What you have to do >>
Every line of the listing must be reproduced as it stands. Leave the images behind.

Raw data >>
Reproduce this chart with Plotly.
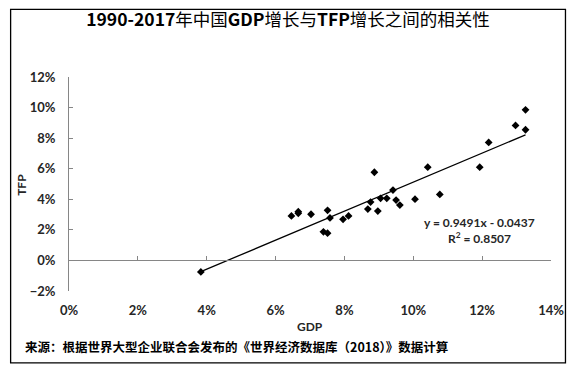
import plotly.graph_objects as go

# ---- data (percent) ----
gdp_growth = [3.83, 6.46, 6.66, 6.66, 7.03, 7.51, 7.58, 7.39, 7.51, 7.96, 8.12, 8.68, 8.76, 8.87,
              8.97, 9.05, 9.23, 9.41, 9.50, 9.61, 10.05, 10.42, 10.77, 11.93, 12.19, 12.97, 13.26, 13.26]
tfp_growth = [-0.75, 2.91, 3.19, 3.08, 3.02, 3.28, 2.78, 1.87, 1.78, 2.69, 2.91, 3.36, 3.82, 5.77,
              3.23, 4.06, 4.06, 4.60, 3.95, 3.62, 4.01, 6.10, 4.32, 6.10, 7.72, 8.83, 9.85, 8.55]
slope = 0.9491
intercept = -0.0437
r_squared = 0.8507
x_ticks = [0, 0.02, 0.04, 0.06, 0.08, 0.10, 0.12, 0.14]
y_ticks = [-0.02, 0, 0.02, 0.04, 0.06, 0.08, 0.10, 0.12]

title_text = "<b>1990-2017</b>年中国<b>GDP</b>增长与<b>TFP</b>增长之间的相关性"
source_text = "来源：根据世界大型企业联合会发布的《世界经济数据库（2018）》数据计算"

x = [v / 100 for v in gdp_growth]
y = [v / 100 for v in tfp_growth]
x_fit = [min(x), max(x)]
y_fit = [slope * v + intercept for v in x_fit]

# page body has an 8px margin; figure is placed at (8, 8) in the window
OFF = 8
W, H = 575 - OFF, 371 - OFF
L, R, T, B = 68.5 - OFF, 551.5 - OFF, 76.5 - OFF, 291.0 - OFF
pw, ph = R - L, B - T


def px(xp):
    return (xp - OFF - L) / pw


def py(yp):
    return (B - (yp - OFF)) / ph


AXC = "#868686"
TXT = "#262626"
tick_font = dict(family="Lato, 'Noto Sans', sans-serif", size=13, color=TXT, weight="bold")

fig = go.Figure()
fig.add_trace(go.Scatter(x=x_fit, y=y_fit, mode="lines", xaxis="x2", yaxis="y",
                         line=dict(color="#000000", width=1.3), hoverinfo="skip", showlegend=False))
fig.add_trace(go.Scatter(x=x, y=y, mode="markers",
                         marker=dict(symbol="diamond", size=6, color="#000000"),
                         showlegend=False))

y_lo, y_hi = y_ticks[0], y_ticks[-1]
fig.update_layout(
    width=W, height=H,
    margin=dict(l=L, r=W - R, t=T, b=H - B),
    paper_bgcolor="white", plot_bgcolor="white",
    title=dict(text=title_text, x=px(288), xref="paper", xanchor="center",
               y=1 - (20 - OFF) / H, yref="container", yanchor="middle",
               font=dict(family="'Noto Sans CJK SC', sans-serif", size=17.5, color="#000000")),
    xaxis=dict(range=[x_ticks[0], x_ticks[-1]], tickvals=x_ticks, tickformat=".0%",
               showline=False, ticks="", showgrid=False, zeroline=False,
               tickfont=tick_font, ticklabelstandoff=10),
    xaxis2=dict(range=[x_ticks[0], x_ticks[-1]], tickvals=x_ticks, overlaying="x",
                anchor="free", position=(0 - y_lo) / (y_hi - y_lo), side="bottom",
                showline=True, linecolor=AXC, linewidth=1, ticks="inside", ticklen=4,
                tickcolor=AXC, showticklabels=False, showgrid=False, zeroline=False),
    yaxis=dict(range=[y_lo, y_hi], tickvals=y_ticks, tickformat=".0%",
               showline=True, linecolor=AXC, linewidth=1, ticks="inside", ticklen=4,
               tickcolor=AXC, showgrid=False, zeroline=False,
               tickfont=tick_font, ticklabelstandoff=10),
    shapes=[dict(type="rect", xref="paper", yref="paper",
                 x0=px(10), x1=px(566), y0=py(363), y1=py(OFF + 0.8),
                 line=dict(color="#000000", width=1.3), fillcolor="rgba(0,0,0,0)")],
    annotations=[
        dict(text="GDP", x=px(310), y=py(327), xref="paper", yref="paper", showarrow=False,
             xanchor="center", yanchor="middle",
             font=dict(family="Lato, sans-serif", size=12, color=TXT, weight="bold")),
        dict(text="TFP", x=px(21), y=py(185), xref="paper", yref="paper", showarrow=False,
             textangle=-90, xanchor="center", yanchor="middle",
             font=dict(family="Lato, sans-serif", size=12, color=TXT, weight="bold")),
        dict(text=f"y = {slope}x - {abs(intercept)}", x=px(480), y=py(222.5), xref="paper",
             yref="paper", showarrow=False, xanchor="center", yanchor="middle",
             font=dict(family="Lato, sans-serif", size=12, color=TXT, weight="bold")),
        dict(text=f"R<sup>2</sup> = {r_squared}", x=px(480), y=py(237.5), xref="paper",
             yref="paper", showarrow=False, xanchor="center", yanchor="middle",
             font=dict(family="Lato, sans-serif", size=12, color=TXT, weight="bold")),
        dict(text=f"<b>{source_text}</b>", x=px(22), y=py(347), xref="paper", yref="paper",
             showarrow=False, xanchor="left", yanchor="middle",
             font=dict(family="'Noto Sans CJK SC', sans-serif", size=12.5, color="#000000")),
    ],
)

fig.write_html("out.html", config={"displayModeBar": False})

Solution to this task >>
Reproduce this chart with Plotly.
import plotly.graph_objects as go

# ---- data (percent) ----
gdp_growth = [3.83, 6.46, 6.66, 6.66, 7.03, 7.51, 7.58, 7.39, 7.51, 7.96, 8.12, 8.68, 8.76, 8.87,
              8.97, 9.05, 9.23, 9.41, 9.50, 9.61, 10.05, 10.42, 10.77, 11.93, 12.19, 12.97, 13.26, 13.26]
tfp_growth = [-0.75, 2.91, 3.19, 3.08, 3.02, 3.28, 2.78, 1.87, 1.78, 2.69, 2.91, 3.36, 3.82, 5.77,
              3.23, 4.06, 4.06, 4.60, 3.95, 3.62, 4.01, 6.10, 4.32, 6.10, 7.72, 8.83, 9.85, 8.55]
slope = 0.9491
intercept = -0.0437
r_squared = 0.8507
x_ticks = [0, 0.02, 0.04, 0.06, 0.08, 0.10, 0.12, 0.14]
y_ticks = [-0.02, 0, 0.02, 0.04, 0.06, 0.08, 0.10, 0.12]

title_text = "<b>1990-2017</b>年中国<b>GDP</b>增长与<b>TFP</b>增长之间的相关性"
source_text = "来源：根据世界大型企业联合会发布的《世界经济数据库（2018）》数据计算"

x = [v / 100 for v in gdp_growth]
y = [v / 100 for v in tfp_growth]
x_fit = [min(x), max(x)]
y_fit = [slope * v + intercept for v in x_fit]

# page body has an 8px margin; figure is placed at (8, 8) in the window
OFF = 8
W, H = 575 - OFF, 371 - OFF
L, R, T, B = 68.5 - OFF, 551.5 - OFF, 76.5 - OFF, 291.0 - OFF
pw, ph = R - L, B - T


def px(xp):
    return (xp - OFF - L) / pw


def py(yp):
    return (B - (yp - OFF)) / ph


AXC = "#868686"
TXT = "#262626"
tick_font = dict(family="Lato, 'Noto Sans', sans-serif", size=13, color=TXT, weight="bold")

fig = go.Figure()
fig.add_trace(go.Scatter(x=x_fit, y=y_fit, mode="lines", xaxis="x2", yaxis="y",
                         line=dict(color="#000000", width=1.3), hoverinfo="skip", showlegend=False))
fig.add_trace(go.Scatter(x=x, y=y, mode="markers",
                         marker=dict(symbol="diamond", size=6, color="#000000"),
                         showlegend=False))

y_lo, y_hi = y_ticks[0], y_ticks[-1]
fig.update_layout(
    width=W, height=H,
    margin=dict(l=L, r=W - R, t=T, b=H - B),
    paper_bgcolor="white", plot_bgcolor="white",
    title=dict(text=title_text, x=px(288), xref="paper", xanchor="center",
               y=1 - (20 - OFF) / H, yref="container", yanchor="middle",
               font=dict(family="'Noto Sans CJK SC', sans-serif", size=17.5, color="#000000")),
    xaxis=dict(range=[x_ticks[0], x_ticks[-1]], tickvals=x_ticks, tickformat=".0%",
               showline=False, ticks="", showgrid=False, zeroline=False,
               tickfont=tick_font, ticklabelstandoff=10),
    xaxis2=dict(range=[x_ticks[0], x_ticks[-1]], tickvals=x_ticks, overlaying="x",
                anchor="free", position=(0 - y_lo) / (y_hi - y_lo), side="bottom",
                showline=True, linecolor=AXC, linewidth=1, ticks="inside", ticklen=4,
                tickcolor=AXC, showticklabels=False, showgrid=False, zeroline=False),
    yaxis=dict(range=[y_lo, y_hi], tickvals=y_ticks, tickformat=".0%",
               showline=True, linecolor=AXC, linewidth=1, ticks="inside", ticklen=4,
               tickcolor=AXC, showgrid=False, zeroline=False,
               tickfont=tick_font, ticklabelstandoff=10),
    shapes=[dict(type="rect", xref="paper", yref="paper",
                 x0=px(10), x1=px(566), y0=py(363), y1=py(OFF + 0.8),
                 line=dict(color="#000000", width=1.3), fillcolor="rgba(0,0,0,0)")],
    annotations=[
        dict(text="GDP", x=px(310), y=py(327), xref="paper", yref="paper", showarrow=False,
             xanchor="center", yanchor="middle",
             font=dict(family="Lato, sans-serif", size=12, color=TXT, weight="bold")),
        dict(text="TFP", x=px(21), y=py(185), xref="paper", yref="paper", showarrow=False,
             textangle=-90, xanchor="center", yanchor="middle",
             font=dict(family="Lato, sans-serif", size=12, color=TXT, weight="bold")),
        dict(text=f"y = {slope}x - {abs(intercept)}", x=px(480), y=py(222.5), xref="paper",
             yref="paper", showarrow=False, xanchor="center", yanchor="middle",
             font=dict(family="Lato, sans-serif", size=12, color=TXT, weight="bold")),
        dict(text=f"R<sup>2</sup> = {r_squared}", x=px(480), y=py(237.5), xref="paper",
             yref="paper", showarrow=False, xanchor="center", yanchor="middle",
             font=dict(family="Lato, sans-serif", size=12, color=TXT, weight="bold")),
        dict(text=f"<b>{source_text}</b>", x=px(22), y=py(347), xref="paper", yref="paper",
             showarrow=False, xanchor="left", yanchor="middle",
             font=dict(family="'Noto Sans CJK SC', sans-serif", size=12.5, color="#000000")),
    ],
)

fig.write_html("out.html", config={"displayModeBar": False})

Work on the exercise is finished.